Intention des Gesetzgebers: Der Gesetzgeber hat sich bei der Einführung der Änderungsnorm des § 175b AO bewusst dafür entschieden, diese dogmatisch als Ergänzung zur Änderungsnorm für Grundlagenbescheide nach § 175 AO und nicht als Ergänzung des § 173 AO auszugestalten. Dementsprechend hat er keine den §§ 173, 173a und 129 AO vergleichbaren einschränkenden Voraussetzungen bei der Formulierung des § 175b AO vorgesehen. Im Gegensatz zu § 173 AO und § 129 AO kann ein Steuerbescheid nach § 175b AO nämlich auch dann geändert werden, wenn die Tatsachen dem FA bei der Veranlagung schon bekannt waren, den Steuerpflichtigen ein Verschulden an einem verspäteten Bekanntwerden trifft, der fehlerhafte Bescheid auf einer falschen Tatsachenwürdigung oder Rechtsanwendung oder auf einem Ermittlungsfehler der Finanzbehörde und nicht auf einem Schreib-, Rechen- oder sonstigen mechanischen Fehler bei der Übermittlung der Daten beruht. Gerade diese weitgehende Änderungsbefugnis war vom Gesetzgeber beabsichtigt und wurde in der Gesetzesbegründung ausdrücklich dargelegt.
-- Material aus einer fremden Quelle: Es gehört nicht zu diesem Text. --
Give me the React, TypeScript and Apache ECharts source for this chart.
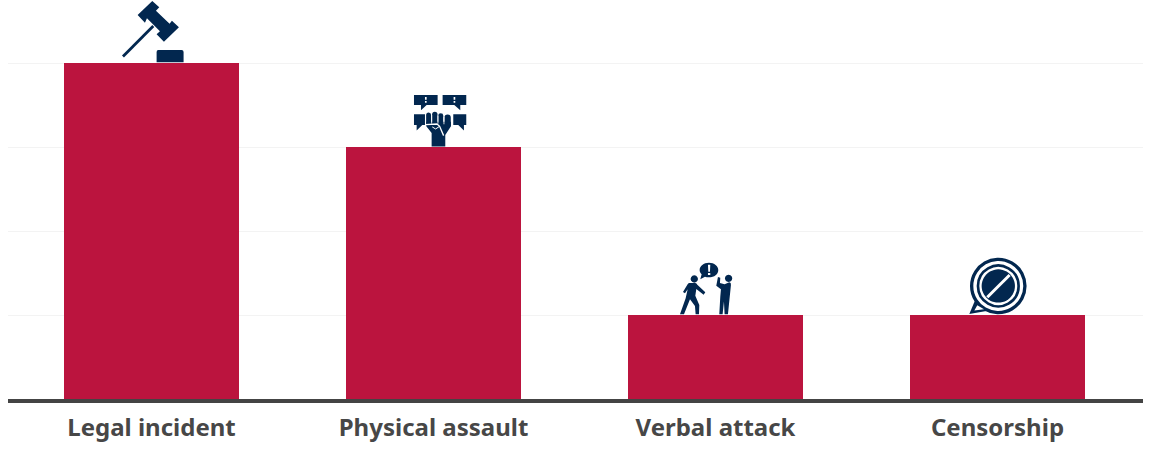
import React, { useEffect, useRef } from "react";
import * as echarts from "echarts";

const categories = ["Legal incident", "Physical assault", "Verbal attack", "Censorship"];
const values = [4, 3, 1, 1];
const yTicks = [0, 1, 2, 3, 4];

const NAVY = "#02274f";
const RED = "#bb143e";
const WHITE = "#ffffff";

const reg = (name: string, d: string) =>
  echarts.graphic.registerShape(name, echarts.graphic.extendPath(d, {}) as any);

reg(
  "gavelHead",
  "M157 3 L178 22 L168 32 L209 71 L216 62 L237 82 L192 125 L170 103 L180 94 L141 55 L135 68 L113 45 Z"
);
reg("gavelHandle", "M157 75 L163 81 L72 173 L66 167 Z");
reg("gavelBlock", "M175 150 L245 150 Q251 150 251 156 L251 187 L170 187 L170 156 Q170 150 175 150 Z");

reg(
  "fistBubbles",
  "M57 30 L128 30 L128 60 L95 60 L78 76 L78 60 L57 60 Z " +
    "M143 30 L214 30 L214 60 L196 60 L196 76 L178 60 L143 60 Z " +
    "M57 88 L90 88 L90 120 L82 120 L65 137 L65 120 L57 120 Z " +
    "M175 88 L214 88 L214 120 L207 120 L207 137 L190 120 L175 120 Z"
);
reg("fistPalm", "M94 110 L168 110 L168 124 L151 150 L151 185 L110 185 L110 144 L94 124 Z");
reg("fistDots", "M90 36 L95 36 L95 44 L90 44 Z M90 48 L95 48 L95 53 L90 53 Z M176 36 L181 36 L181 44 L176 44 Z M176 48 L181 48 L181 53 L176 53 Z");

reg("talkBubble", "M117 23 C133 23 145 33 145 45 C145 58 133 67 117 67 C112 67 108 66 105 65 L91 73 L95 58 C91 54 89 50 89 45 C89 33 101 23 117 23 Z");
reg("talkMark", "M114 29 L121 29 L120 50 L115 50 Z M114 54 L121 54 L121 60 L114 60 Z");
reg(
  "personLeft",
  "M73 61 A11 11 0 1 1 72.9 61 Z M58 84 L76 84 Q80 85 82 89 L106 112 L101 119 L79 102 L76 122 L88 150 L87 178 L77 178 L75 153 L60 133 L42 178 L30 178 L47 130 L53 103 L45 115 L39 111 L52 89 Q54 85 58 84 Z"
);
reg(
  "personRight",
  "M176 59 A11 11 0 1 1 175.9 59 Z M164 88 L178 82 Q184 83 183 90 L174 178 L164 178 L162 140 L158 178 L148 178 L151 125 L153 103 L139 92 L144 66 L151 68 L150 84 Z"
);

reg("censorTail", "M45 152 L28 192 L88 182 Z");
reg("censorTailInner", "M52 166 L43 182 L72 178 Z");

function renderIcon(params: any, api: any) {
  const idx = api.value(0);
  const [cx, top] = api.coord([idx, api.value(1)]);
  const shape = (type: string, fill = NAVY) => ({ type, style: { fill } });
  const circle = (x: number, y: number, r: number, s: any) => ({
    type: "circle",
    shape: { cx: x, cy: y, r },
    style: s,
  });
  const stroke = (x1: number, y1: number, x2: number, y2: number, color: string, w: number, cap = "butt") => ({
    type: "line",
    shape: { x1, y1, x2, y2 },
    style: { stroke: color, lineWidth: w, lineCap: cap },
  });
  let off = [0, 0];
  let children: any[] = [];
  if (idx === 0) {
    off = [-51.5, -63];
    children = [shape("gavelHandle"), shape("gavelHead"), shape("gavelBlock")];
  } else if (idx === 1) {
    off = [-38.5, -62];
    children = [
      shape("fistBubbles"),
      shape("fistDots", WHITE),
      shape("fistPalm"),
      stroke(101, 90, 101, 116, NAVY, 15, "round"),
      stroke(119.5, 88, 119.5, 116, NAVY, 16, "round"),
      stroke(137.5, 92, 137.5, 116, NAVY, 15, "round"),
      stroke(158, 98, 158, 118, NAVY, 19, "round"),
      stroke(110, 90, 110, 116, WHITE, 2.5),
      stroke(129, 92, 129, 116, WHITE, 2.5),
      stroke(147, 96, 147, 118, WHITE, 2.5),
      {
        type: "polyline",
        shape: { points: [[92, 119], [126, 117], [134, 124], [146, 152]] },
        style: { stroke: WHITE, lineWidth: 4, fill: "none" },
      },
      {
        type: "polyline",
        shape: { points: [[112, 126], [122, 132], [134, 124]] },
        style: { stroke: WHITE, lineWidth: 3, fill: "none" },
      },
    ];
  } else if (idx === 2) {
    off = [-45.5, -60];
    children = [shape("talkBubble"), shape("talkMark", WHITE), shape("personLeft"), shape("personRight")];
  } else {
    off = [-37.5, -65];
    children = [
      shape("censorTail"),
      circle(115, 108, 80, { fill: WHITE, stroke: NAVY, lineWidth: 10 }),
      shape("censorTailInner", WHITE),
      circle(115, 108, 61, { fill: "none", stroke: NAVY, lineWidth: 8 }),
      circle(115, 108, 50, { fill: NAVY }),
      stroke(82, 142, 149, 75, WHITE, 9),
    ];
  }
  return {
    type: "group",
    x: cx + off[0],
    y: top + off[1],
    scaleX: 1 / 3,
    scaleY: 1 / 3,
    children,
  };
}

export default function App() {
  const ref = useRef<HTMLDivElement>(null);
  useEffect(() => {
    const chart = echarts.init(ref.current!, undefined, { renderer: "svg", width: 1152, height: 461 });
    chart.setOption({
      animation: false,
      backgroundColor: "#ffffff",
      grid: [
        { left: 10.5, width: 1128, top: 63, height: 336 },
        { left: 8, width: 1135, top: 63, height: 336 },
      ],
      xAxis: [
        {
          type: "category",
          gridIndex: 0,
          data: categories,
          axisLine: { show: false },
          axisTick: { show: false },
          axisLabel: {
            color: "#474747",
            fontFamily: "Noto Sans",
            fontWeight: 700,
            fontSize: 24,
            margin: 15,
          },
          z: 5,
        },
        {
          type: "value",
          gridIndex: 1,
          min: 0,
          max: 1,
          offset: 2,
          axisLine: { show: true, onZero: false, lineStyle: { color: "#444444", width: 4, cap: "butt" } },
          axisTick: { show: false },
          axisLabel: { show: false },
          splitLine: { show: false },
        },
      ],
      yAxis: [
        {
          type: "value",
          gridIndex: 0,
          min: yTicks[0],
          max: yTicks[yTicks.length - 1],
          interval: 1,
          axisLine: { show: false },
          axisTick: { show: false },
          axisLabel: { show: false },
          splitLine: { show: false },
        },
        {
          type: "value",
          gridIndex: 1,
          min: yTicks[0],
          max: yTicks[yTicks.length - 1],
          interval: 1,
          axisLine: { show: false },
          axisTick: { show: false },
          axisLabel: { show: false },
          splitLine: { show: true, lineStyle: { color: "#f3f3f3", width: 1 } },
        },
      ],
      series: [
        {
          type: "bar",
          xAxisIndex: 0,
          yAxisIndex: 0,
          data: values,
          barWidth: 175,
          itemStyle: { color: RED },
          silent: true,
          z: 2,
        },
        {
          type: "custom",
          xAxisIndex: 0,
          yAxisIndex: 0,
          data: values.map((v, i) => [i, v]),
          encode: { x: 0, y: 1 },
          renderItem: renderIcon,
          clip: false,
          silent: true,
          z: 3,
        },
      ],
    });
    return () => chart.dispose();
  }, []);
  return (
    <div
      ref={ref}
      style={{ position: "fixed", left: 0, top: 0, width: 1152, height: 461, overflow: "hidden" }}
    />
  );
}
Auslegung des Niedersächsischen FG: Das FG kommt daher zu dem Ergebnis, dass die Vorschrift dahingehend auszulegen ist, dass eine Änderung eines materiell fehlerhaften Bescheides nach § 175b Abs. 1 AO auch möglich ist, wenn bei der ursprünglichen Veranlagung noch keine Datenübermittlung der mitteilungspflichtigen Stelle erfolgt ist. Der Charakter der Änderungsnorm als Ergänzung zu § 175 AO lässt es für eine Änderung ausreichen, dass die Daten später übermittelt werden. Da § 175b AO dogmatisch an die Vorschrift des § 175 AO angelehnt ist, weil der Gesetzgeber mit seiner Einführung bezweckte, den lediglich grundlagenähnlichen Charakter der von Dritten mitgeteilten elektronischen Daten auszugleichen, ist es gerechtfertigt, die Vorschrift dahingehend auszulegen, dass eine Änderung des materiell fehlerhaften Bescheids auch möglich ist, wenn erstmals nach Erlass des fehlerhaften Steuerbescheids Daten von der mitteilungspflichtigen Stelle an das Finanzamt übermittelt werden.